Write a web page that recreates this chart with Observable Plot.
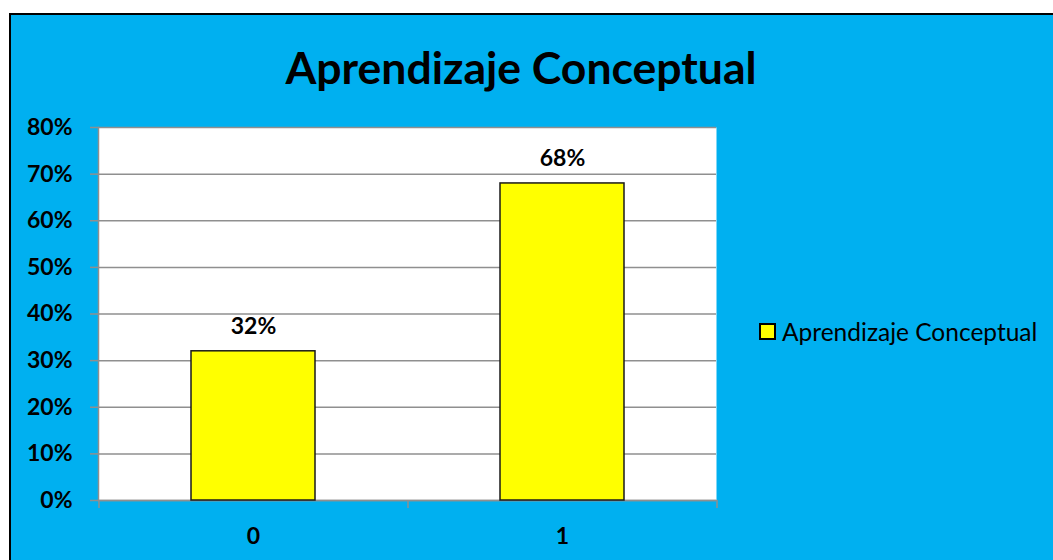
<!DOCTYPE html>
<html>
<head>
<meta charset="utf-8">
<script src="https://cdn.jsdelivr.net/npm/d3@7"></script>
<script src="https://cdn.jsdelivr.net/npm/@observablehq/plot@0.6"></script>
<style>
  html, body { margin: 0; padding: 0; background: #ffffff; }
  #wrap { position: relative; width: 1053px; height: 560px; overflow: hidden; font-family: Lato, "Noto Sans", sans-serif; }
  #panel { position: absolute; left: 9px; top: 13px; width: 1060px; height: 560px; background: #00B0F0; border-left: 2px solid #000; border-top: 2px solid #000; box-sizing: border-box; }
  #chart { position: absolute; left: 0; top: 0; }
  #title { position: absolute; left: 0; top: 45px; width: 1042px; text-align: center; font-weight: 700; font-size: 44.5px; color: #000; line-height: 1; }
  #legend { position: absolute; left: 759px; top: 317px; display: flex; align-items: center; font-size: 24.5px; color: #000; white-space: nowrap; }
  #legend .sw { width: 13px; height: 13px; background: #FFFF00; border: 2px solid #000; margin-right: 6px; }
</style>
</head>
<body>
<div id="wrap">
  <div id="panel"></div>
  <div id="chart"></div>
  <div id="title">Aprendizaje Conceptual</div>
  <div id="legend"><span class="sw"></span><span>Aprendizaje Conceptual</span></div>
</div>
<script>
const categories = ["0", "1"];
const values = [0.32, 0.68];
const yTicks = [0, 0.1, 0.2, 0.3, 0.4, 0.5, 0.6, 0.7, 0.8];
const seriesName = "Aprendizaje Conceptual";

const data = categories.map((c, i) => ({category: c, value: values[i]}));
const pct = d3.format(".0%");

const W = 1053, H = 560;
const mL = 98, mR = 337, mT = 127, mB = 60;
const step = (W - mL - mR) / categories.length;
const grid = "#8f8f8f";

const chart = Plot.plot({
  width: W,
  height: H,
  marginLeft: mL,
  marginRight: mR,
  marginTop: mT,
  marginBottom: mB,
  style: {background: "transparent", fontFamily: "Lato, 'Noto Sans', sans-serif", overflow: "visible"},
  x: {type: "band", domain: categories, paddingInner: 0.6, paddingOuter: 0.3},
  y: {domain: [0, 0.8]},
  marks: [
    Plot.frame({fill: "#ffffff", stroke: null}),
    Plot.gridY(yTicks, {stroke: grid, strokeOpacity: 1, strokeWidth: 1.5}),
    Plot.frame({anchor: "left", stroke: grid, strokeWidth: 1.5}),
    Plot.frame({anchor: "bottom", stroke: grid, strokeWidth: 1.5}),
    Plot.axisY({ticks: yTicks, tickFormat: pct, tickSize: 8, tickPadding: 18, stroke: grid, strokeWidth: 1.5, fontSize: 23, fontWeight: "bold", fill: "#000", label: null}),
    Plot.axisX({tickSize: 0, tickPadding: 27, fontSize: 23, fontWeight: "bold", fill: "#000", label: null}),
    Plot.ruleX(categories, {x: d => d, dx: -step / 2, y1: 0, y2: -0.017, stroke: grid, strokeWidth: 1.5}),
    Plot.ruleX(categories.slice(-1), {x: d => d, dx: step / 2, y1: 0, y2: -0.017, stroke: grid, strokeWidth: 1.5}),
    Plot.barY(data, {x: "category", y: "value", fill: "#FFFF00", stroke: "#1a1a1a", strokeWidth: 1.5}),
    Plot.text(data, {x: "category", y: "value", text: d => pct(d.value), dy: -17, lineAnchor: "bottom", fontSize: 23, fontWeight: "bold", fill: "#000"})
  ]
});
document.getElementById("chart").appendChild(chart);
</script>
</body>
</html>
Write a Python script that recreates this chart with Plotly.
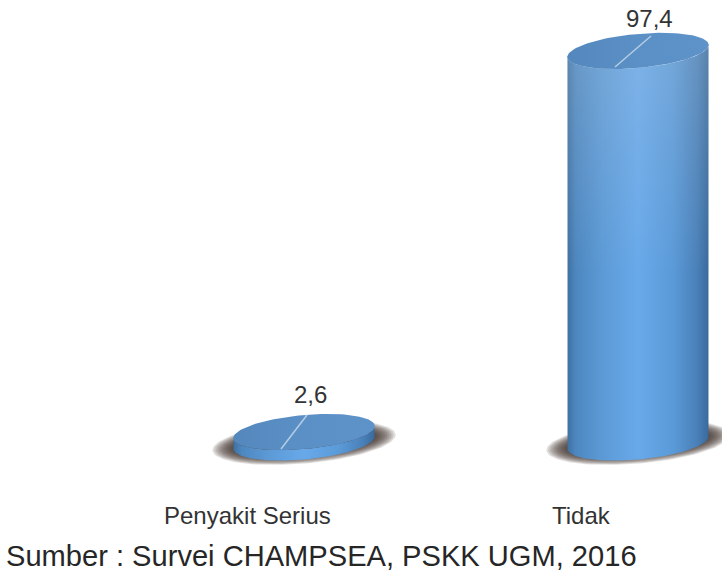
...
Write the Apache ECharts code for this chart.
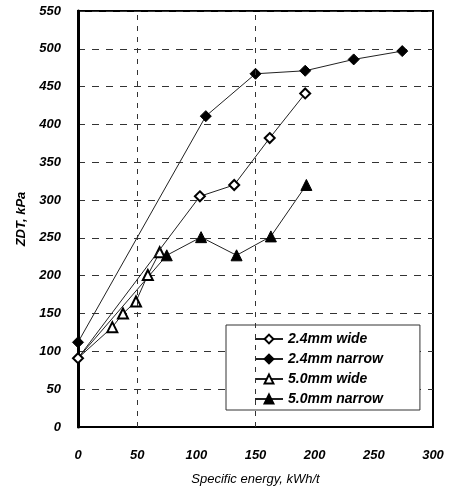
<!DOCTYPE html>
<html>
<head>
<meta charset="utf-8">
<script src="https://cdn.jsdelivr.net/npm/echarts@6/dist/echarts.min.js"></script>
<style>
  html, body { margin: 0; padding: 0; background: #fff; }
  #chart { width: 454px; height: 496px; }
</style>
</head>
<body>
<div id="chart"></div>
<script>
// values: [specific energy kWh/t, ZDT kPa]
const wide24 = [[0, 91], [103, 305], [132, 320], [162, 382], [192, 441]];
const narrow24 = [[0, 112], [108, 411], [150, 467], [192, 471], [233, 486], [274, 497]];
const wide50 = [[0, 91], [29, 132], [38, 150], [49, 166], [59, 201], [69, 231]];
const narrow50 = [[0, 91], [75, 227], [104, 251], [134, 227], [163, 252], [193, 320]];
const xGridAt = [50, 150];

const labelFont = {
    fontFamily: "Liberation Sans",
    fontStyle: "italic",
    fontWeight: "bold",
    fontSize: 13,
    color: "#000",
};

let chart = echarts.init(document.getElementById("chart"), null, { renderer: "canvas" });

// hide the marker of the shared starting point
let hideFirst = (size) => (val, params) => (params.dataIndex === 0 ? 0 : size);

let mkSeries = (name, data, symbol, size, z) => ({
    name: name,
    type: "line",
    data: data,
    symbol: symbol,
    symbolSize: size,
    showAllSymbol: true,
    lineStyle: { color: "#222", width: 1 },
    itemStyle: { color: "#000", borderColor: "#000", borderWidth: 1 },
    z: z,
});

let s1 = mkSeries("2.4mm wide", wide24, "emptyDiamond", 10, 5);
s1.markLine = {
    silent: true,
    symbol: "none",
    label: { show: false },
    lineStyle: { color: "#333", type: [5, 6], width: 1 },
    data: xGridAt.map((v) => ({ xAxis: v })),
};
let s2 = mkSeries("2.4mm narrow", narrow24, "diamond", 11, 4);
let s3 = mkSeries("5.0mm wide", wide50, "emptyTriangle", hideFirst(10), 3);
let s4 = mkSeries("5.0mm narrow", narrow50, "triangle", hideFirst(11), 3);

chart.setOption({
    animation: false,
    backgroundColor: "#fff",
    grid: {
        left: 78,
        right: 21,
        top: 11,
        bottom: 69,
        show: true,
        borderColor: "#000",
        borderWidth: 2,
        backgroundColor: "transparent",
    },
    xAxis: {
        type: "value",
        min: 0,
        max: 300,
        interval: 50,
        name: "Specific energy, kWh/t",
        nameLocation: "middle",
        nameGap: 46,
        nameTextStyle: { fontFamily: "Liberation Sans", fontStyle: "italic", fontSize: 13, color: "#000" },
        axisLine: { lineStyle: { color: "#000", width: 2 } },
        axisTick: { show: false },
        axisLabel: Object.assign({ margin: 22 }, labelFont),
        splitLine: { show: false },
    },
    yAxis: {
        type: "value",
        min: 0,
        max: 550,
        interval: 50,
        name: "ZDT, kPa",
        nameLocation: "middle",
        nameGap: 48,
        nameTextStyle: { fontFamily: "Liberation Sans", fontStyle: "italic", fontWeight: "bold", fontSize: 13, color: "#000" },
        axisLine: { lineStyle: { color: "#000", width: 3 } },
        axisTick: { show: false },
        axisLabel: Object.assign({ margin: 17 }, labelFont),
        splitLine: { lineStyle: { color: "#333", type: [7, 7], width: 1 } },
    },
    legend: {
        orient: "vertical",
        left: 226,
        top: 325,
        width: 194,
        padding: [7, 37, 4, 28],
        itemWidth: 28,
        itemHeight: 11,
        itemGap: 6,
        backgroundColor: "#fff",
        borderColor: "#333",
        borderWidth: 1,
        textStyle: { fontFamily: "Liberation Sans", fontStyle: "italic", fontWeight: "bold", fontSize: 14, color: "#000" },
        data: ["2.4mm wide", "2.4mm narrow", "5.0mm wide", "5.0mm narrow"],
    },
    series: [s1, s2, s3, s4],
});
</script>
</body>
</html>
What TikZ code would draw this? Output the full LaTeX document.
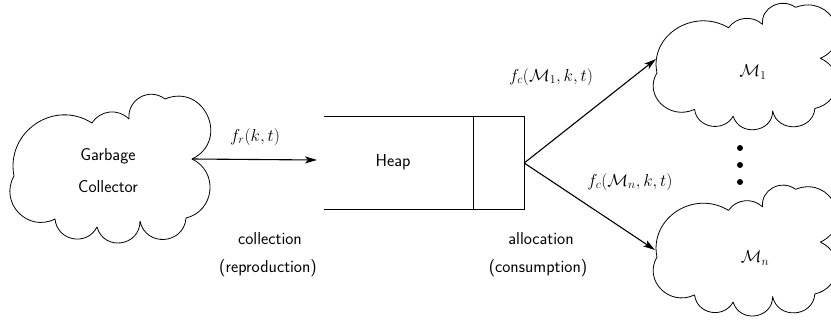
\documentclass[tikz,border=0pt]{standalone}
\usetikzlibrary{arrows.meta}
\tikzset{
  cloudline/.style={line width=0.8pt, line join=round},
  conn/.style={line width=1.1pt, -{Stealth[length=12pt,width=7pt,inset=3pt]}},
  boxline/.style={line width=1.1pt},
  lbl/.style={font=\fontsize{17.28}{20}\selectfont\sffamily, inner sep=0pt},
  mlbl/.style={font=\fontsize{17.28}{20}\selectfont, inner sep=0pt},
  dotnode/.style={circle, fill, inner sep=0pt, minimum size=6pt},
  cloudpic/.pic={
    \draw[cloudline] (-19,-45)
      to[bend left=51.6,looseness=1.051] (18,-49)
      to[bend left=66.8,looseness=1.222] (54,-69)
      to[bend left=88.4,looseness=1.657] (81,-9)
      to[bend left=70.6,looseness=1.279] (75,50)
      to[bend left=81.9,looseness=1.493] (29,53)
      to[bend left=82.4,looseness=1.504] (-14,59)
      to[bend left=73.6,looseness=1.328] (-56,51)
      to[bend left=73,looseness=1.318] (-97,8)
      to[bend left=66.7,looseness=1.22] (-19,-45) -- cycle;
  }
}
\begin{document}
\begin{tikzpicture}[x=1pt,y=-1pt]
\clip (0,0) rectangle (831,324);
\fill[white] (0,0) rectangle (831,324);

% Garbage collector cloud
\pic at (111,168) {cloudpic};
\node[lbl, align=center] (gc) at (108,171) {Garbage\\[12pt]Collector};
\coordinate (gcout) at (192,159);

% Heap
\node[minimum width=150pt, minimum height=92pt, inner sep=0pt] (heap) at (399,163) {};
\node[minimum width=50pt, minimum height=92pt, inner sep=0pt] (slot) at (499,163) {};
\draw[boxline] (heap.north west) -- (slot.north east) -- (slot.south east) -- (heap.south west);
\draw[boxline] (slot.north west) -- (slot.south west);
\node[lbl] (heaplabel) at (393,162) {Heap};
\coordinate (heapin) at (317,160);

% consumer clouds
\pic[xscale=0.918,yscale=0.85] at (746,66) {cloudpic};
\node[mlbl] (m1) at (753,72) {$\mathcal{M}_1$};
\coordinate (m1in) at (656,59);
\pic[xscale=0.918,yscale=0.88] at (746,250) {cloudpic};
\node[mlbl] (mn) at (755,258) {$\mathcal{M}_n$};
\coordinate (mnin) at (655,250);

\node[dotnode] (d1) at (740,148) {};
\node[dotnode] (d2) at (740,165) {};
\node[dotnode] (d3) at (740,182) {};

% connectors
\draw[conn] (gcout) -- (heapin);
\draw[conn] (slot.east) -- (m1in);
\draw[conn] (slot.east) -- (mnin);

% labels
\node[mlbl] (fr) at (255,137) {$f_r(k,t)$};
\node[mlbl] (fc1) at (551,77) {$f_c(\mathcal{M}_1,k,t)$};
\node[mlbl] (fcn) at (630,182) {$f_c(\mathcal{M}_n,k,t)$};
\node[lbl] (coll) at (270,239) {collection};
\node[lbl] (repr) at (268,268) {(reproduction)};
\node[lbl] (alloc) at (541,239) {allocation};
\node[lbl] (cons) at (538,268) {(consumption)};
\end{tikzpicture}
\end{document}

### Task to carry out
In the records above, find the line with "What TikZ code" and the line with "(mnin) at (655,250);", then restate word for word only those two lines and all lines between, omitting pictures.

### The output
What TikZ code would draw this? Output the full LaTeX document.
\documentclass[tikz,border=0pt]{standalone}
\usetikzlibrary{arrows.meta}
\tikzset{
  cloudline/.style={line width=0.8pt, line join=round},
  conn/.style={line width=1.1pt, -{Stealth[length=12pt,width=7pt,inset=3pt]}},
  boxline/.style={line width=1.1pt},
  lbl/.style={font=\fontsize{17.28}{20}\selectfont\sffamily, inner sep=0pt},
  mlbl/.style={font=\fontsize{17.28}{20}\selectfont, inner sep=0pt},
  dotnode/.style={circle, fill, inner sep=0pt, minimum size=6pt},
  cloudpic/.pic={
    \draw[cloudline] (-19,-45)
      to[bend left=51.6,looseness=1.051] (18,-49)
      to[bend left=66.8,looseness=1.222] (54,-69)
      to[bend left=88.4,looseness=1.657] (81,-9)
      to[bend left=70.6,looseness=1.279] (75,50)
      to[bend left=81.9,looseness=1.493] (29,53)
      to[bend left=82.4,looseness=1.504] (-14,59)
      to[bend left=73.6,looseness=1.328] (-56,51)
      to[bend left=73,looseness=1.318] (-97,8)
      to[bend left=66.7,looseness=1.22] (-19,-45) -- cycle;
  }
}
\begin{document}
\begin{tikzpicture}[x=1pt,y=-1pt]
\clip (0,0) rectangle (831,324);
\fill[white] (0,0) rectangle (831,324);

% Garbage collector cloud
\pic at (111,168) {cloudpic};
\node[lbl, align=center] (gc) at (108,171) {Garbage\\[12pt]Collector};
\coordinate (gcout) at (192,159);

% Heap
\node[minimum width=150pt, minimum height=92pt, inner sep=0pt] (heap) at (399,163) {};
\node[minimum width=50pt, minimum height=92pt, inner sep=0pt] (slot) at (499,163) {};
\draw[boxline] (heap.north west) -- (slot.north east) -- (slot.south east) -- (heap.south west);
\draw[boxline] (slot.north west) -- (slot.south west);
\node[lbl] (heaplabel) at (393,162) {Heap};
\coordinate (heapin) at (317,160);

% consumer clouds
\pic[xscale=0.918,yscale=0.85] at (746,66) {cloudpic};
\node[mlbl] (m1) at (753,72) {$\mathcal{M}_1$};
\coordinate (m1in) at (656,59);
\pic[xscale=0.918,yscale=0.88] at (746,250) {cloudpic};
\node[mlbl] (mn) at (755,258) {$\mathcal{M}_n$};
\coordinate (mnin) at (655,250);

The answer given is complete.